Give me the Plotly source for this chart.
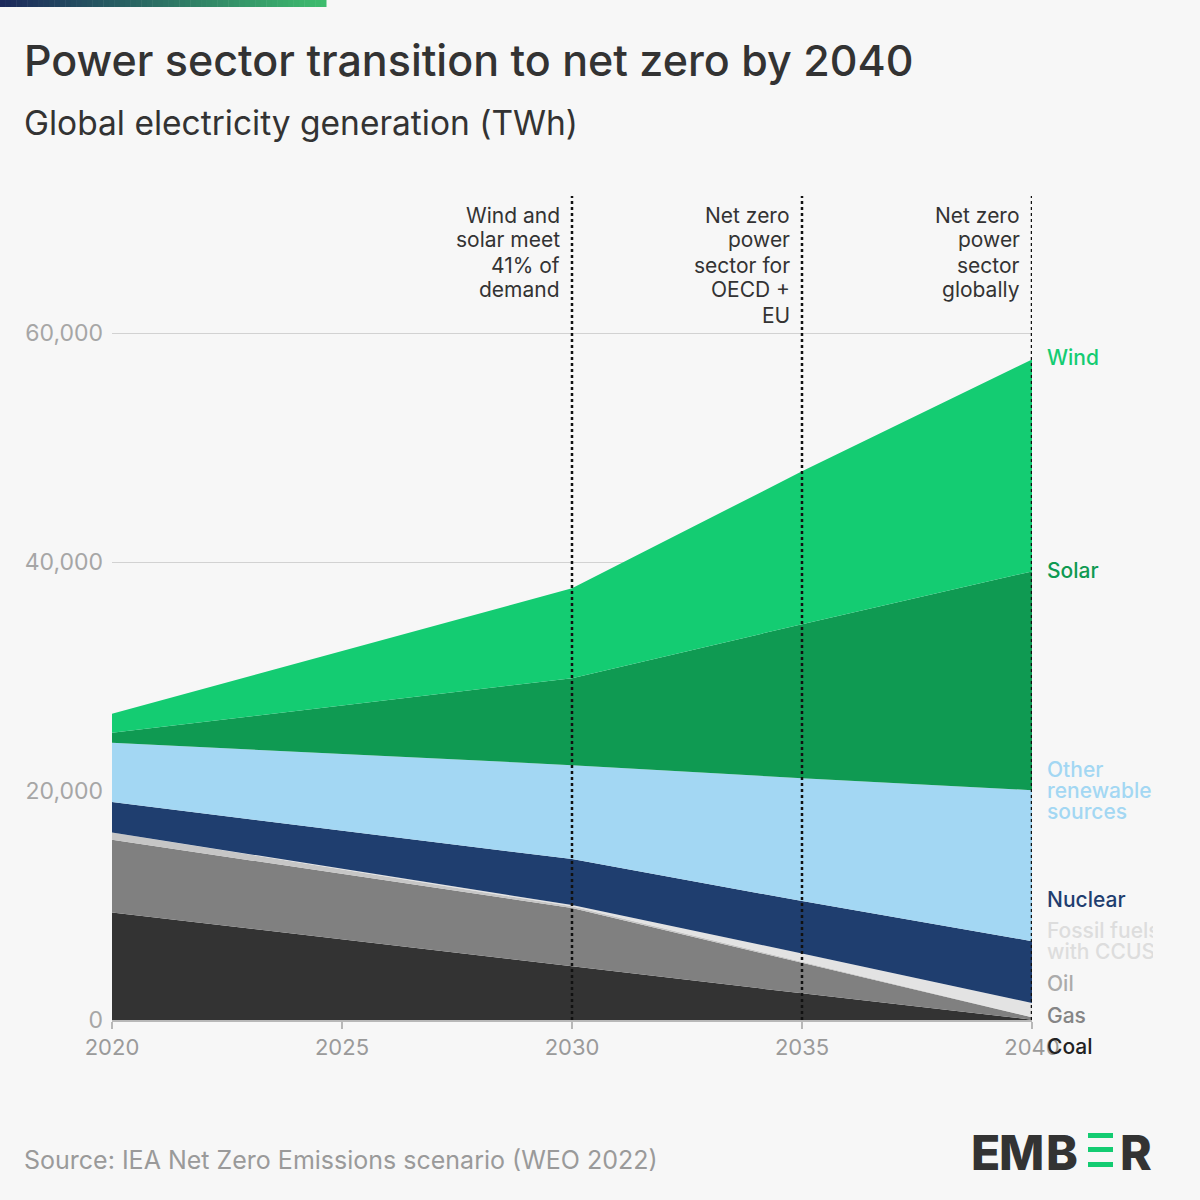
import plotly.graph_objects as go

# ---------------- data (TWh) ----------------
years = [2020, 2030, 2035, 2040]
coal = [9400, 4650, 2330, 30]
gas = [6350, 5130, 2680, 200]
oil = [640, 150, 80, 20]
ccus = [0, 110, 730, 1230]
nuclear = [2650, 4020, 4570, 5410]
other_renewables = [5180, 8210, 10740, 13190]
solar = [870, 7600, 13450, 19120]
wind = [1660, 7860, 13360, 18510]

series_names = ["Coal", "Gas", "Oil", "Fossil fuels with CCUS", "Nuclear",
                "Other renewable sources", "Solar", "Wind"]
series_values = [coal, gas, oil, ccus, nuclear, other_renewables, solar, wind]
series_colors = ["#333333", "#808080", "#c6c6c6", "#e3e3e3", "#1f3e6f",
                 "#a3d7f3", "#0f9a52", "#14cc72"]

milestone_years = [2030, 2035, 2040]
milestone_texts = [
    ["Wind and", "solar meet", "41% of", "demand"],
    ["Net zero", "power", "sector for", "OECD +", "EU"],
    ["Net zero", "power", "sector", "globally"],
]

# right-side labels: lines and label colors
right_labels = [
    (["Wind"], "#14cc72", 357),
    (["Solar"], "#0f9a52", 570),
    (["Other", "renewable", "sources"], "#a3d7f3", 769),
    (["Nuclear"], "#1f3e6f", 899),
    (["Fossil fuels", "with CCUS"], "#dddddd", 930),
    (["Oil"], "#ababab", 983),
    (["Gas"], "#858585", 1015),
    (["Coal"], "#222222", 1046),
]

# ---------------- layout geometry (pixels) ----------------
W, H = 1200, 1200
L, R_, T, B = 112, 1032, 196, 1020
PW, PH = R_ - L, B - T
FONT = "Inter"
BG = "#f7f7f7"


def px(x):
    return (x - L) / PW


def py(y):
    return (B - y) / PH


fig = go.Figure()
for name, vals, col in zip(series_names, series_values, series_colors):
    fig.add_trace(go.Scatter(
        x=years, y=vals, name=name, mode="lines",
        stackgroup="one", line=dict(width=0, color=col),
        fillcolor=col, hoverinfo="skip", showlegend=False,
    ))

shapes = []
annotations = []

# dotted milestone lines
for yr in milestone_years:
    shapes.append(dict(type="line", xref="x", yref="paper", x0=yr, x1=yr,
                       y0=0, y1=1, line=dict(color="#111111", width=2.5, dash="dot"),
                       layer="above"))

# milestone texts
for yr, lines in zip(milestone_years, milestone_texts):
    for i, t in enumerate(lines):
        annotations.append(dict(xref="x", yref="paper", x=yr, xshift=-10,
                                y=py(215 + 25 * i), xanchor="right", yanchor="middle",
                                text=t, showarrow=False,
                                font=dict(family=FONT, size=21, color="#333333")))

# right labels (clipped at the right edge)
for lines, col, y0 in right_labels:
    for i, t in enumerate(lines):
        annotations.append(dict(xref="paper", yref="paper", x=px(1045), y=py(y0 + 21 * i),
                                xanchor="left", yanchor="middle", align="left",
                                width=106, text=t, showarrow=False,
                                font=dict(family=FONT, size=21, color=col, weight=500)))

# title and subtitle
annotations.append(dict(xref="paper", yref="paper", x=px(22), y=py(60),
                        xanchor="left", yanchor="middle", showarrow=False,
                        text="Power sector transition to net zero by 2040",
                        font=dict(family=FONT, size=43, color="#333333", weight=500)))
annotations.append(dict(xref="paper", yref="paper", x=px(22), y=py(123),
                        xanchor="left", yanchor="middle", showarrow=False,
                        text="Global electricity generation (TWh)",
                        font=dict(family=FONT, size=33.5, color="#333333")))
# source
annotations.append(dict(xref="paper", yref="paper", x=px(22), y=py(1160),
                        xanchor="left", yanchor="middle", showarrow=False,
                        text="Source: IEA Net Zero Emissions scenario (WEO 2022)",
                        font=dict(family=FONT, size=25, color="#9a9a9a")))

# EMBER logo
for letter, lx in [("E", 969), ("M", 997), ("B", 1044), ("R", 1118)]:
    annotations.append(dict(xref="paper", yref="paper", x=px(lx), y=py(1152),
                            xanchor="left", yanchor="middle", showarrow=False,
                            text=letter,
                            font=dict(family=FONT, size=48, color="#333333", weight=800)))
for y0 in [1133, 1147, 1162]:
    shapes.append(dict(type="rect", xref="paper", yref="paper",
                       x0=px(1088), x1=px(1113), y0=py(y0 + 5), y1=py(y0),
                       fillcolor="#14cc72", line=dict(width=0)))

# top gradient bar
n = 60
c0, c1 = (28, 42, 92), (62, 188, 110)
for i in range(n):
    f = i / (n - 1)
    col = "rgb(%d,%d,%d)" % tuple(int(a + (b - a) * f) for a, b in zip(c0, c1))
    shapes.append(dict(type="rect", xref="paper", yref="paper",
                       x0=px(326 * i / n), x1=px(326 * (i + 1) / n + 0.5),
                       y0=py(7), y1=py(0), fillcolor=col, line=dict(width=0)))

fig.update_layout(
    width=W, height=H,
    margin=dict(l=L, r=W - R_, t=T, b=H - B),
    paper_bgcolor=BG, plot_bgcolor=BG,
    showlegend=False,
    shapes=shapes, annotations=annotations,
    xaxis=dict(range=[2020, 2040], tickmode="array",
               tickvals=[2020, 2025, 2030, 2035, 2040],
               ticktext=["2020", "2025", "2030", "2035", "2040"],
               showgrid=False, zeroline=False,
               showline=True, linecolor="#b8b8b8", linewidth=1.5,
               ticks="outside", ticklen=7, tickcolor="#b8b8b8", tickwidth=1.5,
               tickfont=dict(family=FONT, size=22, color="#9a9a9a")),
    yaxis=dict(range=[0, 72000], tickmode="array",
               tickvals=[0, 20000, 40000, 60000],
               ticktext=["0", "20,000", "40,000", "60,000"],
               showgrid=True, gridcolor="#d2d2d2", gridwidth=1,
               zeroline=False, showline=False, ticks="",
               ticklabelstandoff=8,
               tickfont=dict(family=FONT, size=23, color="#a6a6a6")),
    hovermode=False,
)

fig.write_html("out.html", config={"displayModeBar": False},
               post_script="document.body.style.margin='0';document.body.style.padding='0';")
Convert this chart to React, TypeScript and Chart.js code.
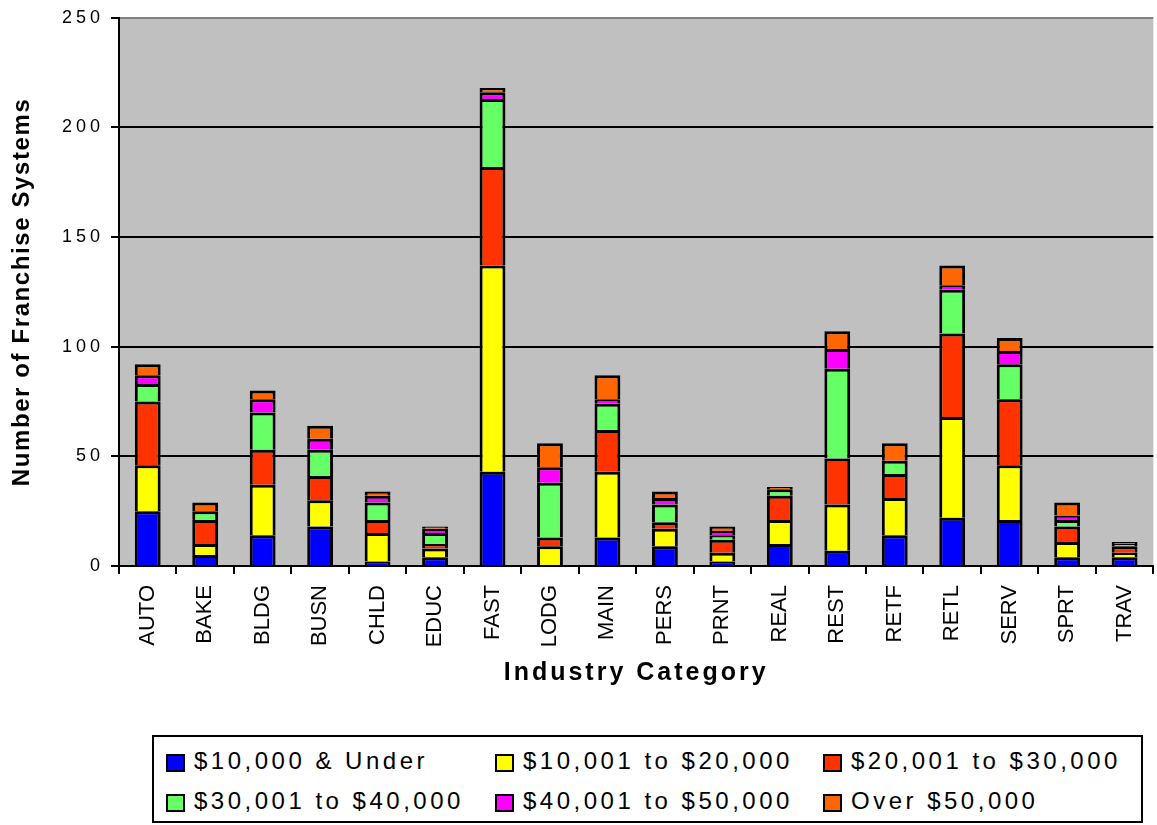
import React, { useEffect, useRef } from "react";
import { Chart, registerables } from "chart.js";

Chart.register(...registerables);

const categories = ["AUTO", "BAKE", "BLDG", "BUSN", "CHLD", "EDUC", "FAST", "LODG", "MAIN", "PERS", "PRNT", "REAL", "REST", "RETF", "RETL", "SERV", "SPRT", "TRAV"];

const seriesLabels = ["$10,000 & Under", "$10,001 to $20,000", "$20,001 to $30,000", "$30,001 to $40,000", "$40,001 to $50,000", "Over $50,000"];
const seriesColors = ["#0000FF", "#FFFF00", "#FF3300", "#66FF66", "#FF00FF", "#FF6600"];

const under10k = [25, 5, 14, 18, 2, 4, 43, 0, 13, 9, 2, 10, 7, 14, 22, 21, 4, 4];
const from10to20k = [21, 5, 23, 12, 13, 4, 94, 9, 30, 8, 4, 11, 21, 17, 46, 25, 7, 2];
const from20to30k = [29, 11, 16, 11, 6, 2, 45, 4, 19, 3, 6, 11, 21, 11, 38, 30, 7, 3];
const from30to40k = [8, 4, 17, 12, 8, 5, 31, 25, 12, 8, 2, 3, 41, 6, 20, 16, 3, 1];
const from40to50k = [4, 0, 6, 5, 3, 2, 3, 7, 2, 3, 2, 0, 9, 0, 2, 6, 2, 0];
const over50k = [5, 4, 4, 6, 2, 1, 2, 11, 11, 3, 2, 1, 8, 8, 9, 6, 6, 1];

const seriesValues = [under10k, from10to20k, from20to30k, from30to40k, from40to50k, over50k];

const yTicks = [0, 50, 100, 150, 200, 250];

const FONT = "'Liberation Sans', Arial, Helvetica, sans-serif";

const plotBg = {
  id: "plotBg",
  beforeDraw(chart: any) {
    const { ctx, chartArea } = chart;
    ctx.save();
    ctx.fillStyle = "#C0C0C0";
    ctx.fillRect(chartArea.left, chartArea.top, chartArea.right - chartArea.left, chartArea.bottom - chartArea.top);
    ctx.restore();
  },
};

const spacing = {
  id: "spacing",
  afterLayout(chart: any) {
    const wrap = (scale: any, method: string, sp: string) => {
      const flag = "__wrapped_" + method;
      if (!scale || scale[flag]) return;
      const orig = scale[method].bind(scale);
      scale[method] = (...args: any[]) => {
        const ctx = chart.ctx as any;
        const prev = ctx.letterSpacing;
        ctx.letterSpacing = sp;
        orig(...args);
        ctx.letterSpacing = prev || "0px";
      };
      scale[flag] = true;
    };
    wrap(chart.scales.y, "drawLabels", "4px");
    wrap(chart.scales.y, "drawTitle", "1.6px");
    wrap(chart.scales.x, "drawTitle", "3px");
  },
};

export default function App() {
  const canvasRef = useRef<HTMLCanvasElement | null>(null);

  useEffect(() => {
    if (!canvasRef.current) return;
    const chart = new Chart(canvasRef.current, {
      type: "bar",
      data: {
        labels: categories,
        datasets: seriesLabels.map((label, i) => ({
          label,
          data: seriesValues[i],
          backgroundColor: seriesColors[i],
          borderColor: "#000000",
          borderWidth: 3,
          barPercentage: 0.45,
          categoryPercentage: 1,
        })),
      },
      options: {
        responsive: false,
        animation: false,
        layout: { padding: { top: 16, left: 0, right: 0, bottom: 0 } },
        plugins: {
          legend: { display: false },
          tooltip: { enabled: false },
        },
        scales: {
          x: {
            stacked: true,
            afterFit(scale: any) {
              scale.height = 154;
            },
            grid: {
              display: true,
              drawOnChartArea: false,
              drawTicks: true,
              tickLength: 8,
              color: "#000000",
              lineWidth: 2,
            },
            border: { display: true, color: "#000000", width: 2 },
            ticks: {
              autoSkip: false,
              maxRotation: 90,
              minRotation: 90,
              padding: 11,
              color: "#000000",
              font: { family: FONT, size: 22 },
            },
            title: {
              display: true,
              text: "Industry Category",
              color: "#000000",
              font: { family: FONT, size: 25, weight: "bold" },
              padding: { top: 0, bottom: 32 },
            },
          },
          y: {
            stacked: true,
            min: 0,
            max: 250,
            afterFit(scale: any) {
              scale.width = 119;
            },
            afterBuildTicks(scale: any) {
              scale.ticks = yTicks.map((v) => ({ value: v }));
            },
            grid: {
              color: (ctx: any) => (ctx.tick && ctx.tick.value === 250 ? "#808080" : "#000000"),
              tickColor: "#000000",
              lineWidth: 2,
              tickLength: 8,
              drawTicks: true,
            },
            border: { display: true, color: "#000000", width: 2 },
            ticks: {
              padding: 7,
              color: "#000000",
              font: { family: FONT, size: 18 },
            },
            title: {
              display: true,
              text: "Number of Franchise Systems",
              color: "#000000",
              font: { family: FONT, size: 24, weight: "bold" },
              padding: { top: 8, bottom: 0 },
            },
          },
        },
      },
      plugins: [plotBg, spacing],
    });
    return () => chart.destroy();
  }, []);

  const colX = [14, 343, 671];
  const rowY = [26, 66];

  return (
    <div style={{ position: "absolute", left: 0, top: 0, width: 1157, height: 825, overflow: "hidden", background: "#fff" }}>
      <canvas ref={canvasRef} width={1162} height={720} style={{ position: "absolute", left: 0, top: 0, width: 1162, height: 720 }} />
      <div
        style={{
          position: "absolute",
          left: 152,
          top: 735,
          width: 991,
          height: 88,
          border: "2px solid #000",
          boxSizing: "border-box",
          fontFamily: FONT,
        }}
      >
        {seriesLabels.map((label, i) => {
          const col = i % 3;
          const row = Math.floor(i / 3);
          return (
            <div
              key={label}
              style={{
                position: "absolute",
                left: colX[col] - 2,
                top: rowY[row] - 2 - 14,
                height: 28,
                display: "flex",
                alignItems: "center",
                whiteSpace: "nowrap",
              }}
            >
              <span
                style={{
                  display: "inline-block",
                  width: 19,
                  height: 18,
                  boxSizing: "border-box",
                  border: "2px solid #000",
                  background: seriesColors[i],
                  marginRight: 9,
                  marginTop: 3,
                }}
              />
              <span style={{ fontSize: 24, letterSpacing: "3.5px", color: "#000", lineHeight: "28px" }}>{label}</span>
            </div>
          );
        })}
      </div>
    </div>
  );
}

(Aim) Transcribe, exactly as written, the lines starting at the one with "Convert this chart" and ending at the one with "Chart.register(...registerables);", and nothing more. Pictures are not part of the copy.

(Answer)
Convert this chart to React, TypeScript and Chart.js code.
import React, { useEffect, useRef } from "react";
import { Chart, registerables } from "chart.js";

Chart.register(...registerables);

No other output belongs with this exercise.